Setelah Mengecor Kaki, Warga Kendeng Demo PTTUN Surabaya
Editor
Kukuh S Wibowo Surabaya
Kamis, 2 Juni 2016 15:03 WIB
TEMPO.CO, Surabaya - Sembilan perempuan lereng Pegunungan Kendeng, Jawa Tengah menggelar aksi teatrikal di Pengadilan Tinggi Tata Usaha Negara Surabaya, Kamis, 2 Juni 2016. Mereka berlenggak-lenggok di bawah bentangan kain putih sepanjang 100 meter.
Aksi damai ratusan warga itu bertujuan mengetuk nurani majelis hakim agar adil dalam memutus perkara pembangunan pabrik PT Semen Indonesia (Persero) Tbk. Mereka juga melantunkan tembang-tembang Jawa yang berisi rasa syukur pada pemberian bumi. “Namanya tembang Ibu Pertiwi dan Pucung,” kata Guritno, koordinator aksi.
Bentangan kain putih itu dibubuhkan tulisan bernada protes, yakni ibu bumi wis maringi, ibu bumi dilarani, ibu bumi kang ngadili (bumi yang memberi, bumi yang disakiti, bumi yang mengadili). "Bila bumi sudah memberikan kemakmurannya kepada manusia, namun justru dirusak, sudah seharusnya diserahkan kepada bumi lagi," tutur Guritno.
Sembilan perempuan yang menari teatrikal itu berasal dari Pati, Grobogan, dan Rembang. Mereka adalah Sukinah, Supini, Murtini, Surani, Kiyem, Ngadinah, Karsupi, Deni, dan Rimabarwati. Sebelumnya mereka juga pernah melakukan aksi mengecor kakinya dengan semen di depan Istana Negara beberapa waktu lalu.

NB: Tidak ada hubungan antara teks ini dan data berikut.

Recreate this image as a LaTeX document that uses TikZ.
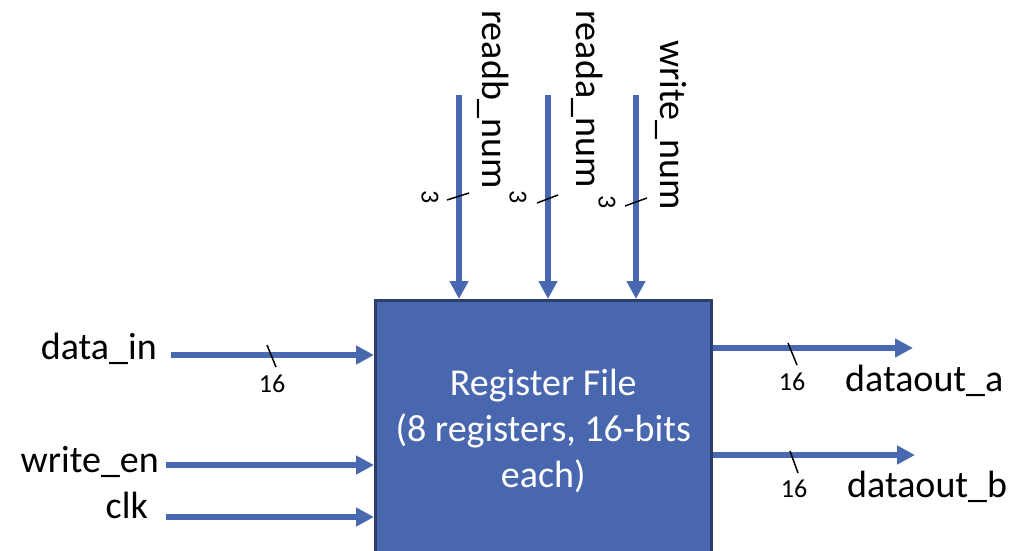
\documentclass[tikz,border=0pt]{standalone}
\usepackage{fontspec}
\setmainfont{Carlito}
\usetikzlibrary{arrows.meta}
\definecolor{sigblue}{RGB}{72,104,176}
\definecolor{boxfill}{RGB}{73,103,174}
\definecolor{boxedge}{RGB}{44,62,108}
\tikzset{
  sig/.style={draw=sigblue, line width=6pt, -{Triangle[length=18pt,width=18pt]}},
  regbox/.style={draw=boxedge, fill=boxfill, line width=2.5pt, rectangle, anchor=north west,
     minimum width=336pt, minimum height=262pt, inner sep=0pt, text=white, align=center,
     font=\fontsize{38}{46}\selectfont},
  lbl/.style={inner sep=0pt, font=\fontsize{38}{44}\selectfont},
  vlbl/.style={lbl, rotate=-90, anchor=base west},
  wlbl/.style={inner sep=0pt, font=\fontsize{26}{30}\selectfont},
  tick/.style={draw=black, line width=1.5pt}
}
\begin{document}
\begin{tikzpicture}[x=1pt,y=-1pt]
\useasboundingbox (0,0) rectangle (1023,550);
\node[regbox] (rf) at (374,299) {Register File\\(8 registers, 16-bits\\each)};

% top inputs
\coordinate (rbs) at (459,95);
\coordinate (ras) at (548,95);
\coordinate (wns) at (636,95);
\draw[sig] (rbs) -- (rbs |- rf.north);
\draw[sig] (ras) -- (ras |- rf.north);
\draw[sig] (wns) -- (wns |- rf.north);
\node[vlbl] (rbl) at (482,10) {readb\_num};
\node[vlbl] (ral) at (576,10) {reada\_num};
\node[vlbl] (wnl) at (660,40) {write\_num};
\draw[tick] (447,200) -- (469,193);
\draw[tick] (537,203) -- (558,195);
\draw[tick] (625,206) -- (647,198);
\node[wlbl, rotate=-90] (rbw) at (430,197) {3};
\node[wlbl, rotate=-90] (raw) at (518,197) {3};
\node[wlbl, rotate=-90] (wnw) at (607,202) {3};

% left inputs
\node[lbl, anchor=base east] (din) at (157,359) {data\_in};
\node[lbl, anchor=base east] (wen) at (159,472) {write\_en};
\node[lbl, anchor=base east] (clk) at (148,518) {clk};
\coordinate (dis) at (171,355);
\coordinate (wes) at (166,465);
\coordinate (cks) at (166,517);
\draw[sig] (dis) -- (dis -| rf.west);
\draw[sig] (wes) -- (wes -| rf.west);
\draw[sig] (cks) -- (cks -| rf.west);
\draw[tick] (267,345) -- (276,367);
\node[wlbl] (diw) at (272,384) {16};

% right outputs
\coordinate (oae) at (913,348);
\coordinate (obe) at (915,455);
\draw[sig] (oae -| rf.east) -- (oae);
\draw[sig] (obe -| rf.east) -- (obe);
\draw[tick] (788,343) -- (797,365);
\draw[tick] (790,451) -- (798,473);
\node[wlbl] (oaw) at (792,382) {16};
\node[wlbl] (obw) at (794,489) {16};
\node[lbl, anchor=base west] (oal) at (845,391) {dataout\_a};
\node[lbl, anchor=base west] (obl) at (847,497) {dataout\_b};
\end{tikzpicture}
\end{document}
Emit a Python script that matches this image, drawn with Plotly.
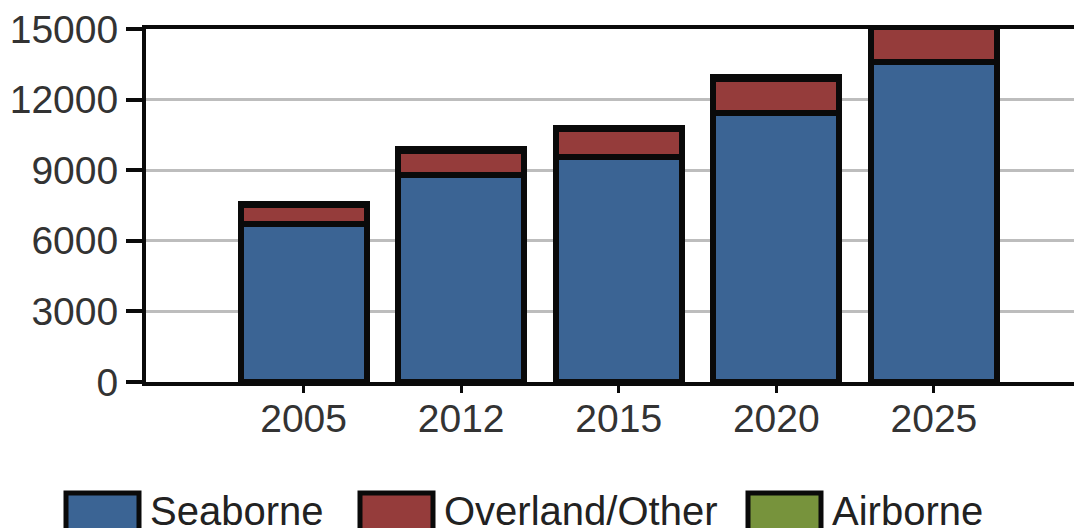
import plotly.graph_objects as go

# datos
years = ["2005", "2012", "2015", "2020", "2025"]
seaborne = [6700, 8780, 9580, 11430, 13590]
overland = [810, 1050, 1160, 1460, 1500]
airborne = [50, 50, 50, 50, 50]

series_names = ["Seaborne", "Overland/Other", "Airborne"]
series_colors = ["#3b6494", "#953c3b", "#77933c"]

y_ticks = [0, 3000, 6000, 9000, 12000, 15000]
y_labels = [str(v) for v in y_ticks]

# la pagina deja un pequeño margen en el body, se compensa aqui
OFF = 8
W, H = 1082 - OFF, 528 - OFF
L, R, T, B = 138, 0, 18, 146
PW, PH = W - L - R, H - T - B

def px_x(p):
    return (p - OFF - L) / PW

def px_y(p):
    return (H - B - (p - OFF)) / PH

fig = go.Figure()
for name, vals, col in zip(series_names, [seaborne, overland, airborne], series_colors):
    fig.add_trace(go.Bar(
        x=years, y=vals, name=name,
        marker=dict(color=col, line=dict(color="#0a0a0a", width=6)),
        width=0.8,
        showlegend=False,
    ))

# leyenda dibujada a mano (cajas grandes como en el original, cortadas abajo)
box_left = [66, 360, 748]
text_left = [148, 442, 830]
for xb, xt, name, col in zip(box_left, text_left, series_names, series_colors):
    fig.add_shape(type="rect", xref="paper", yref="paper",
                  x0=px_x(xb), x1=px_x(xb + 73), y0=px_y(534), y1=px_y(494),
                  fillcolor=col, line=dict(color="#0a0a0a", width=5))
    fig.add_annotation(x=px_x(xt), y=px_y(512), xref="paper", yref="paper",
                       text=name, showarrow=False, xanchor="left", yanchor="middle",
                       font=dict(size=40, color="#222"))

fig.update_layout(
    barmode="stack",
    width=W, height=H,
    margin=dict(l=L, r=R, t=T, b=B),
    plot_bgcolor="white", paper_bgcolor="white",
    font=dict(family="Liberation Sans, Arial, sans-serif", size=39, color="#333"),
)
fig.update_xaxes(
    type="category", range=[-1.0, 4.94],
    showline=True, linecolor="#0a0a0a", linewidth=4, mirror=True,
    ticks="outside", ticklen=7, tickwidth=3, tickcolor="#0a0a0a",
    ticklabelstandoff=-8,
    showgrid=False,
)
fig.update_yaxes(
    range=[0, 15000], tickvals=y_ticks, ticktext=y_labels,
    showline=True, linecolor="#0a0a0a", linewidth=4,
    ticks="outside", ticklen=16, tickwidth=4, tickcolor="#0a0a0a",
    ticklabeloverflow="allow",
    showgrid=True, gridcolor="#bdbdbd", gridwidth=3,
    zeroline=False,
)

fig.write_html("out.html")
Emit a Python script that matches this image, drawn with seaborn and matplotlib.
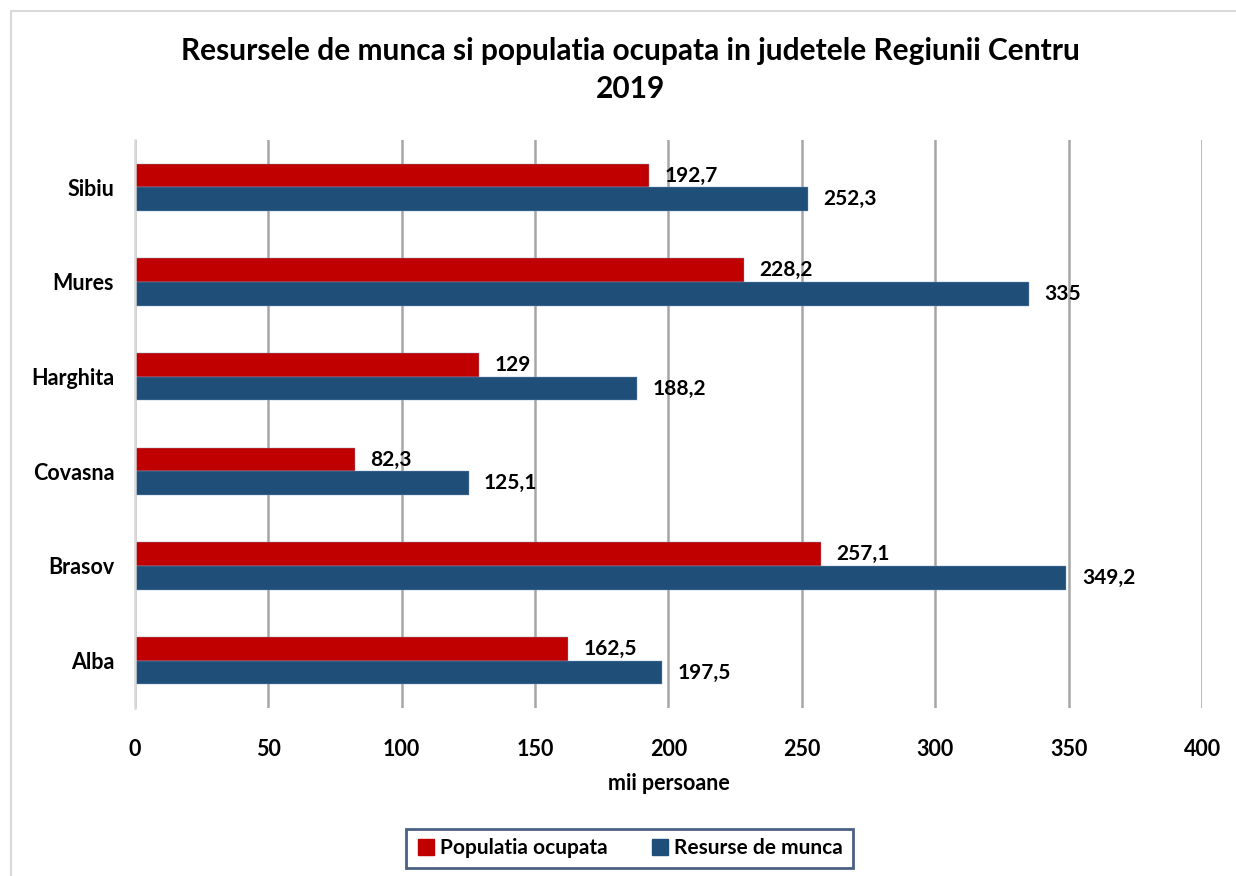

Ini merupakan kedua kalinya warga lereng Kendeng mendatangi Pengadilan Tinggi Tata Usaha Negara Surabaya. Tujuannya masih sama, mereka ingin menanyakan perkembangan kasus sengketa lahan dengan PT Semen Indonesia. "Warga juga ingin memastikan apakah hakim yang menyidangkan perkara ini bersertifikasi lingkungan atau tidak," ucap Guritno.
Setelah menggelar teatrikal, acara ditutup dengan doa bersama dan menyantap bubur merah-putih. Guritno mengatakan, dalam tradisi Jawa, bubur identik dengan persaudaraan. Dengan simbol bubur, kata Guritno, warga tetap menjaga kekompakan untuk melestarikan lingkungan.
Guritno berujar lahan seluas 2.700 hektare di Rembang terancam musnah untuk pembangunan PT Semen Indonesia. Wilayah yang meliputi dua kecamatan dan empat desa itu merupakan lahan pertanian untuk mata pencarian mereka. Menolak lahannya dijadikan pabrik semen, warga pun menggugat surat izin pendirian pabrik ke Pengadilan Negeri Tata Usaha Negara Semarang.
Pengadilan Tata Usaha Negara Semarang mengabulkan permintaan mereka. Namun kasus ini berlanjut dengan pengajuan banding dari PT Semen Indonesia ke Pengadilan Tinggi Tata Usaha Negara Surabaya. Berkas banding itu sampai sekarang masih diperiksa. “Kami berharap putusan hakim sama,” ujar Guritno.